• [Exercise brief]:
Search the material below for the string "script" and extract each line that has it.

• [Data provided]:
— Start —

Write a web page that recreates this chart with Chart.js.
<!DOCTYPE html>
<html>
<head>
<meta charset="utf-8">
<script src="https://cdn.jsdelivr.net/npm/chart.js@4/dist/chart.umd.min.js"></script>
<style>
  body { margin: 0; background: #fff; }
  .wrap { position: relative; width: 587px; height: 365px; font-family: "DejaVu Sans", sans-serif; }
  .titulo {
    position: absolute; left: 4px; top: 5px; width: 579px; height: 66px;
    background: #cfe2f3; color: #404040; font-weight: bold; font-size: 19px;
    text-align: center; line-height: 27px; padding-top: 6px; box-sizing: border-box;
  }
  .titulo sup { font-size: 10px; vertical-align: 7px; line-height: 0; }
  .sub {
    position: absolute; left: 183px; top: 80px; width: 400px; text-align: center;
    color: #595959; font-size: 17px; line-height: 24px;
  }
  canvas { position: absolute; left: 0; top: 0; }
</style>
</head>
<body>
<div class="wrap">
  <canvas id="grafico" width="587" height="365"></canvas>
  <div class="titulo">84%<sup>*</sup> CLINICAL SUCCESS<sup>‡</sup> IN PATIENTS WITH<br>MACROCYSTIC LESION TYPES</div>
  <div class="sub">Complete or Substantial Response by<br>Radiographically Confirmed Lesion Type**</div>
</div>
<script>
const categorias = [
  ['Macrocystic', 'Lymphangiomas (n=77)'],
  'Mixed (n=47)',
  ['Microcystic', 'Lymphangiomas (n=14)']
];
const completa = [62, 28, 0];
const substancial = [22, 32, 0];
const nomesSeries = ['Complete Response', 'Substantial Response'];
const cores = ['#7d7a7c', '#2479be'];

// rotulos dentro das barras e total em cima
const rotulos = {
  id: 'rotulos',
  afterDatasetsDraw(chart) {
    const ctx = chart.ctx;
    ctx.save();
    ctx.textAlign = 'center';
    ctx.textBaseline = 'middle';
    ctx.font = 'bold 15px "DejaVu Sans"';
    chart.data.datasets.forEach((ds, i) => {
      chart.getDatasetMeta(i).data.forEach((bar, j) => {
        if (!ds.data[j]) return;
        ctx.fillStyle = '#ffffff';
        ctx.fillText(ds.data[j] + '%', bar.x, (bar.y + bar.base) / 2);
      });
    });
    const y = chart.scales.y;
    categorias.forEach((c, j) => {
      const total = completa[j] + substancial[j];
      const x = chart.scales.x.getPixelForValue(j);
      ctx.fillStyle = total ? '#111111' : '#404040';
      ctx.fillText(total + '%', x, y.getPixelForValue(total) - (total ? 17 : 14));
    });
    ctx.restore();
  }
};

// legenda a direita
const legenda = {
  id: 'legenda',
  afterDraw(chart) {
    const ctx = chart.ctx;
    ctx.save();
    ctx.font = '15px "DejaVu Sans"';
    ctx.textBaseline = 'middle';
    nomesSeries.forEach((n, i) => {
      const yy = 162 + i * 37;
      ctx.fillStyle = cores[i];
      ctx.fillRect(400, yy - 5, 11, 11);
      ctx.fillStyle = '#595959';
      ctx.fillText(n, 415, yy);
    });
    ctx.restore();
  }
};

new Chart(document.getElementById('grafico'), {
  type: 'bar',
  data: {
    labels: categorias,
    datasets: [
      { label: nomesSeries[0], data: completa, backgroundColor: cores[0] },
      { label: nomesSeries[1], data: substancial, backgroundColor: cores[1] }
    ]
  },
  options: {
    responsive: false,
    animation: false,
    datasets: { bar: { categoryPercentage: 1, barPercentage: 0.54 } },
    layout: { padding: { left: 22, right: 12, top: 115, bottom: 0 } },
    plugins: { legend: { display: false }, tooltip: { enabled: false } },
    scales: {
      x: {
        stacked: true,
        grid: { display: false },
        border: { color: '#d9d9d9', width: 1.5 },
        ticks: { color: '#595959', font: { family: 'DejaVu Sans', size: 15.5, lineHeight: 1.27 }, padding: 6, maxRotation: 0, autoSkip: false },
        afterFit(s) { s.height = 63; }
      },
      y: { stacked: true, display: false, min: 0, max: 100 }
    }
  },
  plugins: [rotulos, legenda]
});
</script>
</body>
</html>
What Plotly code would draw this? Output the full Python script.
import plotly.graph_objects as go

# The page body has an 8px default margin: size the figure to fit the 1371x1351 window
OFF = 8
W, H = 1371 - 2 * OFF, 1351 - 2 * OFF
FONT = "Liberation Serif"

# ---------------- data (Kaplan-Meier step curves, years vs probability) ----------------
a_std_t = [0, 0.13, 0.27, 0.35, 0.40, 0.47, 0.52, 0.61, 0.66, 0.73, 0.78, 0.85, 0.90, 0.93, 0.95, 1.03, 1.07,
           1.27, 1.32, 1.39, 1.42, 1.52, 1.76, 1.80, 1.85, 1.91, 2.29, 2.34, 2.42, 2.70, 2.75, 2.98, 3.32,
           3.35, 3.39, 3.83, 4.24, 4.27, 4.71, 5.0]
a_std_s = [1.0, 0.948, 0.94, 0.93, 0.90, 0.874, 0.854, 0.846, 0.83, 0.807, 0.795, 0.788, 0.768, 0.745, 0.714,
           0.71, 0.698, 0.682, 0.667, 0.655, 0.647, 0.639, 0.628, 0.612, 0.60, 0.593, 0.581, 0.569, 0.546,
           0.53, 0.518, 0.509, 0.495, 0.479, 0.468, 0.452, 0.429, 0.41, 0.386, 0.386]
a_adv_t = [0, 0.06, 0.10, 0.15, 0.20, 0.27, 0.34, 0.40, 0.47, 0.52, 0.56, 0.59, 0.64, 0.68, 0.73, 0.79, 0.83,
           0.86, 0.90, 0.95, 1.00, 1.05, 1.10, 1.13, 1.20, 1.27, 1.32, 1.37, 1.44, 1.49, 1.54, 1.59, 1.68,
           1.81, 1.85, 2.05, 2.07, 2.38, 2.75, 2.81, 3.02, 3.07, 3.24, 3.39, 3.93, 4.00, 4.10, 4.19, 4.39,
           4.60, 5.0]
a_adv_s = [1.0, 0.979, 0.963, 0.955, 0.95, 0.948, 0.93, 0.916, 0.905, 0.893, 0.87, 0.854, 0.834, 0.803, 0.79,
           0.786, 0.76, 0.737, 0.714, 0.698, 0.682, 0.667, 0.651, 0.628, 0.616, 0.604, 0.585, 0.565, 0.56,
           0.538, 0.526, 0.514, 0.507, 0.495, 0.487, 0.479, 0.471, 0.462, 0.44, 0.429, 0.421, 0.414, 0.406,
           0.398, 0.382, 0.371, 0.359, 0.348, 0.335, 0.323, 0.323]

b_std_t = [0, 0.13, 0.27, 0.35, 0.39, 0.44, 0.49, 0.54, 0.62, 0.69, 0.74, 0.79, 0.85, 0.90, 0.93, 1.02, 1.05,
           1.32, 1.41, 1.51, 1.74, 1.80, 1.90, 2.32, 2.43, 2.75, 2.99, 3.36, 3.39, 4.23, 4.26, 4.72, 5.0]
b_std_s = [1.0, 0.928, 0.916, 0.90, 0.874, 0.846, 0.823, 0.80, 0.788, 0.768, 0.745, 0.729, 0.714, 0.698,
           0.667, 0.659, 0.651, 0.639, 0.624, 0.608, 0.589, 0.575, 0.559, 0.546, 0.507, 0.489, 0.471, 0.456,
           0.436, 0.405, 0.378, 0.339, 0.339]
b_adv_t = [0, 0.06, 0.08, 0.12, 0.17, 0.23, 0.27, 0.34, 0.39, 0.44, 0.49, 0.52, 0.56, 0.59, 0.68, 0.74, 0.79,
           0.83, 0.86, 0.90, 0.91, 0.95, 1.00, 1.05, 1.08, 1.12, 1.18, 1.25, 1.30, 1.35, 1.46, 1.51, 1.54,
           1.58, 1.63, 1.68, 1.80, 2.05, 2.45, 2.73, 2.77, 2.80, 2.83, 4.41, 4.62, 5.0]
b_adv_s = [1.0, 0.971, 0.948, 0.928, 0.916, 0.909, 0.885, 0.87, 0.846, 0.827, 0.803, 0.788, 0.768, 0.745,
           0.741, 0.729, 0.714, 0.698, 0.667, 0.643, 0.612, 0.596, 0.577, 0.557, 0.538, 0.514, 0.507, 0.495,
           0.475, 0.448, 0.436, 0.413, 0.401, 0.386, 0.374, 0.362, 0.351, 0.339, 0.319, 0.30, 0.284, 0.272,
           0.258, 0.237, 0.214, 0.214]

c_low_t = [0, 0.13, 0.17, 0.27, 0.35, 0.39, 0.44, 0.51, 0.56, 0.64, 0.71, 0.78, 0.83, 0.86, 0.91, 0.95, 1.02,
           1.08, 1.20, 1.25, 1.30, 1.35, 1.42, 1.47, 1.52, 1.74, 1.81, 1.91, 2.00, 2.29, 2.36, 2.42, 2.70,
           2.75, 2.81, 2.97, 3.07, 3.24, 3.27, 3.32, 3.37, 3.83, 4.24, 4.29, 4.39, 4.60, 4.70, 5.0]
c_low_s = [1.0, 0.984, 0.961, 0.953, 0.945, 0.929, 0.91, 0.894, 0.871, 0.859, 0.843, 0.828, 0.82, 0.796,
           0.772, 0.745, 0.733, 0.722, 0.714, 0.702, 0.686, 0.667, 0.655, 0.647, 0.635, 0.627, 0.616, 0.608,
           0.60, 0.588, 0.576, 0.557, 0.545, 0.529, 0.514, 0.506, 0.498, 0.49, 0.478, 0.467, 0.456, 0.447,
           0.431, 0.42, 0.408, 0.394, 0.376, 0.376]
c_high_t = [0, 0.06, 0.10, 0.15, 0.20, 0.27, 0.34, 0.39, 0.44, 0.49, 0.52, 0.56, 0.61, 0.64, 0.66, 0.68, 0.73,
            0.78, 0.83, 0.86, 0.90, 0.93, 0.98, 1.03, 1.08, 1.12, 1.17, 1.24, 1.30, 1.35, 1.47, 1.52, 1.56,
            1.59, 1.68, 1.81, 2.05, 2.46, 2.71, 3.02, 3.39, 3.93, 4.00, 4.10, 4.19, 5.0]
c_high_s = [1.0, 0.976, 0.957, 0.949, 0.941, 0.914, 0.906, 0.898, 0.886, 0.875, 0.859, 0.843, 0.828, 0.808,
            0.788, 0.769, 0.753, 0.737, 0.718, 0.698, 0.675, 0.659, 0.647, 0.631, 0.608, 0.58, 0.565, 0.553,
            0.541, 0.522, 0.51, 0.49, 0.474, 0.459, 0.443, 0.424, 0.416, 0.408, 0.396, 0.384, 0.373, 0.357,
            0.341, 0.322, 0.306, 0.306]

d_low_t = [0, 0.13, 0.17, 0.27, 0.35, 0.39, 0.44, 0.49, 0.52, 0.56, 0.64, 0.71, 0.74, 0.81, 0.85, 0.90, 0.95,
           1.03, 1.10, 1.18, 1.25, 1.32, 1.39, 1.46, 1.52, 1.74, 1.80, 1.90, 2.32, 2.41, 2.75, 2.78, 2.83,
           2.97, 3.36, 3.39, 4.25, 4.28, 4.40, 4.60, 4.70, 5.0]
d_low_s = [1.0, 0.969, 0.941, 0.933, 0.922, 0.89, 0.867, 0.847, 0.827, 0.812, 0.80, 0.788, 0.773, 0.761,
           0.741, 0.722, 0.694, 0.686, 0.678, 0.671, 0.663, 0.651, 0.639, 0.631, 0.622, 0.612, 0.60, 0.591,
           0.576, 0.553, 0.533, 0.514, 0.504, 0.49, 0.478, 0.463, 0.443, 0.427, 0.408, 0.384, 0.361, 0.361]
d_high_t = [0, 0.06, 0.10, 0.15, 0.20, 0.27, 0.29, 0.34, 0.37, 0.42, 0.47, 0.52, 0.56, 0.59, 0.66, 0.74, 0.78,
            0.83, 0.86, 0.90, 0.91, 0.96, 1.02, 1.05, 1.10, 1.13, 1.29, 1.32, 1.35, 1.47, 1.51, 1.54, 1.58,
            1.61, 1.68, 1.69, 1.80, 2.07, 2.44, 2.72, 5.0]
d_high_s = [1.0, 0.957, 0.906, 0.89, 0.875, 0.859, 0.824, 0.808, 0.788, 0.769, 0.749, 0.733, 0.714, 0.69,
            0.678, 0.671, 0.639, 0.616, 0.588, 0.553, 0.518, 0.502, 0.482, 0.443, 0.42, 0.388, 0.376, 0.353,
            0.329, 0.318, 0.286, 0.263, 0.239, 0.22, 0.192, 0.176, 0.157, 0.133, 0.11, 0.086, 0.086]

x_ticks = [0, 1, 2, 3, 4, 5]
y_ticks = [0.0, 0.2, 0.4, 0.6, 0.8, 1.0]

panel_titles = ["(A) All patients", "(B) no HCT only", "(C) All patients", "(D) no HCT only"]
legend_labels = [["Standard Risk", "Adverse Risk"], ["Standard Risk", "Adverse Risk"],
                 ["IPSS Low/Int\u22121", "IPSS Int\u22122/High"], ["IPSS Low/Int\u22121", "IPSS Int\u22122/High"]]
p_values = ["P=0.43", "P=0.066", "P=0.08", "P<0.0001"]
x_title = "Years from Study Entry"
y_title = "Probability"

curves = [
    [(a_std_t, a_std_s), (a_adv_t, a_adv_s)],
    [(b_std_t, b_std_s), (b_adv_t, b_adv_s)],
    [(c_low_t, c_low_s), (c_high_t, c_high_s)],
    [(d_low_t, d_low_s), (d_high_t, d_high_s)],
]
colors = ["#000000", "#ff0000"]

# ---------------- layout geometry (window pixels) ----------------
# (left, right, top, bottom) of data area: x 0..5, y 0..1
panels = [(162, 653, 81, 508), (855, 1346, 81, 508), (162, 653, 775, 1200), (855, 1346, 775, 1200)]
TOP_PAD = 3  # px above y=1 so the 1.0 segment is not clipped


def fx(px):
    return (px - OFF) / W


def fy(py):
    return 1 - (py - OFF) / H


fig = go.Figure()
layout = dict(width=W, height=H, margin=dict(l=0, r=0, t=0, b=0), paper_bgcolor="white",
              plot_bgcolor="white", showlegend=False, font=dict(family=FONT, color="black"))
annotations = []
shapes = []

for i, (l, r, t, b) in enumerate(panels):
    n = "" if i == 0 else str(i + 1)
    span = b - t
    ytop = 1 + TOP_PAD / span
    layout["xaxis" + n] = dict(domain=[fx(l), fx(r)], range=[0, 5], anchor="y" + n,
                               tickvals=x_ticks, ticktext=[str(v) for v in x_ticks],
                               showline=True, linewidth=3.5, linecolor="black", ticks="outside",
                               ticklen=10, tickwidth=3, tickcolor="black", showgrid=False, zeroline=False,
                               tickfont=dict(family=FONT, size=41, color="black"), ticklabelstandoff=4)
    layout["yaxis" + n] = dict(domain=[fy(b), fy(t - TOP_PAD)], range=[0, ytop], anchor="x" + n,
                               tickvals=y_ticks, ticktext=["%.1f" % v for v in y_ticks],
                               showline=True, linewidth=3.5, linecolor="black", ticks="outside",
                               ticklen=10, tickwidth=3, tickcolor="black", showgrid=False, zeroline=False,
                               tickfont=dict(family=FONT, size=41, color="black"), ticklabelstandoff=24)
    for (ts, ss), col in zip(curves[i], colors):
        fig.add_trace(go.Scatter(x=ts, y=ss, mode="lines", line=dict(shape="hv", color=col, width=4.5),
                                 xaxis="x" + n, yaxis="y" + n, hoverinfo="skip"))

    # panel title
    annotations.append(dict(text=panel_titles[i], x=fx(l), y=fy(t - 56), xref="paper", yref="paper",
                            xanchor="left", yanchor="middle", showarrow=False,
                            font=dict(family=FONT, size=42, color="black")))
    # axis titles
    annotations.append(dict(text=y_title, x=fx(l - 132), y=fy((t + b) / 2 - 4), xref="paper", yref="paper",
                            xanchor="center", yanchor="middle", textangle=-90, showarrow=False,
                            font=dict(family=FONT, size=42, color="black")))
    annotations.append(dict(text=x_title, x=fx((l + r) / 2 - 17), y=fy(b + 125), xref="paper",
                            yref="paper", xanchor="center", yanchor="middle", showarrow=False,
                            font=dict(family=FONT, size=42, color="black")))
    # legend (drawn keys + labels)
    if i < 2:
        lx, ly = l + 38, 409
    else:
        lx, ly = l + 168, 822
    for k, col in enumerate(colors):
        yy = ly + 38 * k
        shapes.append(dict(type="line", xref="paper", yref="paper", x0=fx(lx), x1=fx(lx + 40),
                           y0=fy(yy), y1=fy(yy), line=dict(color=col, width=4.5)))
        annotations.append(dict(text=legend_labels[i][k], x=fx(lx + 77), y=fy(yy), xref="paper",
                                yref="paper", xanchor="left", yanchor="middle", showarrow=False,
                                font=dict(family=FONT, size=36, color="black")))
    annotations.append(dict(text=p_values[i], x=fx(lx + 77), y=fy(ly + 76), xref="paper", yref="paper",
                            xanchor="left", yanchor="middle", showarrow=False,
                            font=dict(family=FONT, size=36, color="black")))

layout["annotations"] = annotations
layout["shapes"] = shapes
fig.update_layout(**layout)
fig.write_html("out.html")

— End —

• [Task solution]:
<script src="https://cdn.jsdelivr.net/npm/chart.js@4/dist/chart.umd.min.js"></script>
<script>
</script>
What Plotly code would draw this? Output the full Python script.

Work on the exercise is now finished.